Fantasy, Life, Scifi, Writing (Published)

Nominated — “And We Who Never Died”

The Tishman Review nominated my story “And We Who Never Died” for Best Small Fictions.

BSF is an anthology that honors the “best short hybrid fiction published in a calendar year.” The Harvard Review wrote that the pieces in BSF are like a “splash of ice water in the face,” a wake-up call to “your life… unspooling.”

When I heard I’d been nominated, I was like cool beans and moved on to lesson planning and grading.

Then Coffin Bell posted this:

nomination

And I discovered that MY WIFE HAS BEEN NOMINATED.

As of this day, she and I are no longer friends. No longer best friends. No longer lovers.

But bitter enemies locked in literary combat.

THIS. MEANS. WAR.

Life, Scifi, Writing (Published)

Published — “Two Wings Flightless”

Kasma Magazine published my science-fiction short, “Two Wings, Flightless,” about a man who has to destroy a hovership that’s been solar-beaming the countryside. Kasma is a speculative magazine that publishes a story every first day of the month. Each piece is accompanied by a beautiful bit of art by Jose Baetas. You can see his treatment for my story above.

In “Two Wings,” I wanted to replicate the hero goes to a cave to slay a dragon story in a post-apocalyptic setting, switching the fire-breather for a flying war machine. The result was really fun to write, especially since the narrator was so dour and grit-happy. I’m already planning a sequel.

Life, Scifi, Writing (Published)

Published — “Good Fulch”

Good Fulch” is a story I’ve had in my head since high school. The premise is this. A society of robots have to decide if they should let a human live. The original draft was more human-focused; Charlton Heston shaking his fist at those “damn dirty CPUs.” But on a whim I switched the POV to the metal-heads themselves: glorious, dirty, regal, logical minds falling back on the xenophobia that once infected their creators.

The piece’s publication is Ripples in Space, a seasonal magazine devoted to “all things Sci-Fi, Dystopian, AI, [and] Space Marine.” It was the Space Marine mention that intrigued me, being an advocate for both Warhammer 40,000 and the works of Robert Heinlein.

“Good Fulch” features in this year’s Fall Selection.

Writing Process

Neil Gaiman, Cakes, and Writhing

Gaiman was the reason I always had purple baggy-eyes in elementary and middle school. The simplicity of his writings, the interweaving of mythology, monsters, and modernity, and the cruel world behind-the-magic offered my child-self something gripping, something utterly fantastic and appalling to explore late in the night. His writing still does—today—in my late twenties. Personally, my favorite work by Neil Gaiman is The Ocean at the End of the Lane (and not only because Fiction Beer Company has a citrus wheat beer inspired by the novel). I have a theory about literature (I’m allowed a few theories, being an English teacher) that great works must inspire the moral imagination, even if the wisdoms aren’t the sort we want to hear.
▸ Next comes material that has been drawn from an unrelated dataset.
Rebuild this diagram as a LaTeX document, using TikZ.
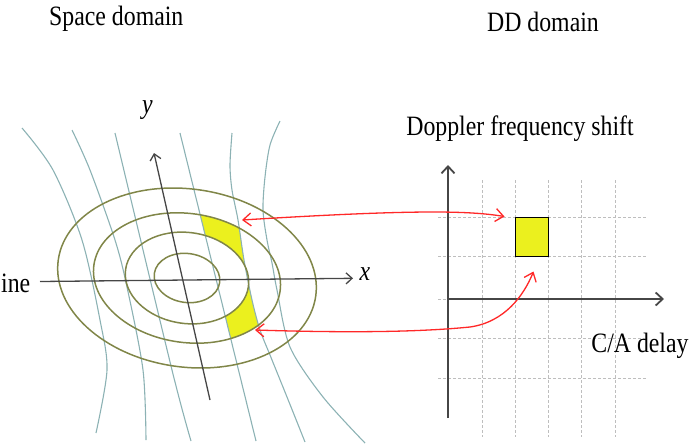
\documentclass[tikz,border=0pt]{standalone}
\usepackage{fontspec}
\setmainfont{Liberation Serif}[FakeStretch=0.85]
\usetikzlibrary{arrows.meta,positioning}
\definecolor{ringcol}{RGB}{128,134,72}
\definecolor{isocol}{RGB}{140,178,180}
\definecolor{patchcol}{RGB}{235,240,30}
\definecolor{linkred}{RGB}{255,40,40}
\definecolor{gridcol}{RGB}{190,190,190}
\definecolor{axiscol}{RGB}{70,70,70}
\tikzset{
  iso/.style={isocol,line width=1.1pt},
  ring/.style={ringcol,line width=1.5pt},
  ax/.style={axiscol,line width=1.3pt,-{Straight Barb[length=6pt,width=11pt]}},
  axdd/.style={axiscol,line width=1.8pt,-{Straight Barb[length=7pt,width=13pt]}},
  grd/.style={gridcol,line width=1pt,dash pattern=on 3pt off 2pt},
  link/.style={linkred,line width=1.3pt,
    {Straight Barb[length=8pt,width=13pt]}-{Straight Barb[length=8pt,width=13pt]}},
  lbl/.style={inner sep=0pt,anchor=base},
  cell/.style={draw,fill=patchcol,line width=1pt,inner sep=0pt,
    minimum width=33pt,minimum height=39pt},
}

\begin{document}
\begin{tikzpicture}[x=1pt,y=-1pt,font=\fontsize{28}{32}\selectfont]
  \useasboundingbox (0,0) rectangle (694,445);
  \node[lbl] (spacet) at (116.3,25) {Space domain};
  \node[lbl] (ddt) at (543,31) {DD domain};
  % shaded cells: between two rings and two iso-Doppler lines
  \begin{scope}
    \clip (180,133) -- (256,441) -- (400,441) -- (400,133) -- cycle;
    \clip plot[smooth] coordinates {(232,133) (230,165) (232,190) (238,220) (244,260)
      (252,300) (260,330) (270,355) (287,397) (305,442)} -- (0,442) -- (0,133) -- cycle;
    \fill[patchcol,even odd rule,shift={(187,278)},rotate=-8]
      (0,0) ellipse (94 and 64.5) (0,0) ellipse (62 and 45.5);
  \end{scope}
  \draw[iso] plot[smooth] coordinates {(22,128) (53,170) (82,240) (100,320) (107,370) (96,433)};
  \draw[iso] plot[smooth] coordinates {(72,130) (90,170) (115,240) (127,287) (143,370) (146,440)};
  \draw[iso] plot[smooth] coordinates {(115,133) (172,370) (191,441)};
  \draw[iso] (180,133) -- (256,441);
  \draw[iso] plot[smooth] coordinates {(232,133) (230,165) (232,190) (238,220) (244,260)
    (252,300) (260,330) (270,355) (287,397) (305,442)};
  \draw[iso] plot[smooth] coordinates {(280,121) (270,145) (265,177) (263,210) (267,240)
    (272,263) (277,290) (290,347) (323,397) (365,443)};
  \begin{scope}[shift={(187,278)},rotate=-8]
    \draw[ring] (0,0) ellipse (130 and 89);
    \draw[ring] (0,0) ellipse (94 and 64.5);
    \draw[ring] (0,0) ellipse (62 and 45.5);
    \draw[ring] (0,0) ellipse (33 and 24.5);
  \end{scope}
  \draw[ax] (40,281.5) -- (353,278.3);
  \draw[ax] (210,400) -- (154,153);
  \node[lbl] (xlab) at (365,280) {\textit{x}};
  \node[lbl] (ylab) at (147.5,113) {\textit{y}};
  \node[lbl,anchor=base west] (bline) at (1,292) {ine};

  % delay-Doppler grid
  \foreach \gx in {482,515,548,581,615}
    \draw[grd] (\gx,180) -- (\gx,437);
  \foreach \gy in {217,256,299,338,378}
    \draw[grd] (438,\gy) -- (647,\gy);
  \draw[axdd] (448,418) -- (448,165);
  \draw[axdd] (448,299) -- (664,299);
  \node[lbl] (dopp) at (520,135) {Doppler frequency shift};
  \node[lbl] (delay) at (640,352) {C/A delay};
  \node[cell] (cell) at (531.5,236.5) {};

  \coordinate (pu) at (242,220);
  \coordinate (pl) at (255,330);
  \draw[link] (pu) .. controls (420,209) and (470,211) .. ([xshift=-10pt]cell.north west);
  \draw[link] (pl) .. controls (350,333) and (420,332) .. (470,327)
    .. controls (505,322) and (524,295) .. ([xshift=2pt,yshift=-15pt]cell.south);
\end{tikzpicture}
\end{document}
In To Kill a Mockingbird, the title clues us in—Harper Lee wants us to understand that it’s a “sin to kill a mockingbird” for they “don’t do one thing but sing their hearts out for us.” The book indicts an American culture which regularly commits this sacrilege against its disadvantaged and minorities. In The Ocean at the End of the Lane, behind an incredible narrative about magic and outsiders, there is an abundance of dark truths about adulthood—its deceptive ontology of control, its routine mindlessness. Gaiman reminds us “Adults follow paths. Children explore;” “Nobody looks like what they really are on the inside;” and—in the most incredible line I’ve read in literature, something that explains the opus of Stephen King and H. P. Lovecraft better than they did themselves—that what marks adulthood is not some maturity or inner growth, but the awareness of how fragile the surface of our lives are, the recognition that reality is “a thin layer of icing on a great dark birthday cake writhing with grubs and nightmares and hunger.”

Fantasy, Life, Writing (Published)

Published — “Directions After Death”

This isn’t my achievement, but my wife’s. Coffin Bell has published J. Motoki’s “Directions After Death” digitally and physically in their first print issue. If anyone’s interested, the anthology, Coffin Bell: ONE, is available for preorder ($15). Per usual, I’m both horrified and impressed by my wife’s dark literature. Where I’m satirical and speculative, she’s weird and wonderful and clearly, clearly, the better writer.

Life, Writing (Published)

Published — “Cuidado”

Forgot to mention this when it came out. Life gets busy sometimes. One of my poems published at the end of August.

Rue Scribe is a magazine devoted to “Small Literature”—to “micro fiction, flash fiction, tiny fiction,” and to, eh, what the hell, “short shorts.” This cigarette drag of story is about the “small but powerful,” about the smoke that lingers. That’s why I’m honored RS chose to publish “Cuidado,” a poem condemning global violence on women through a life-changing encounter that lasts no more than five seconds.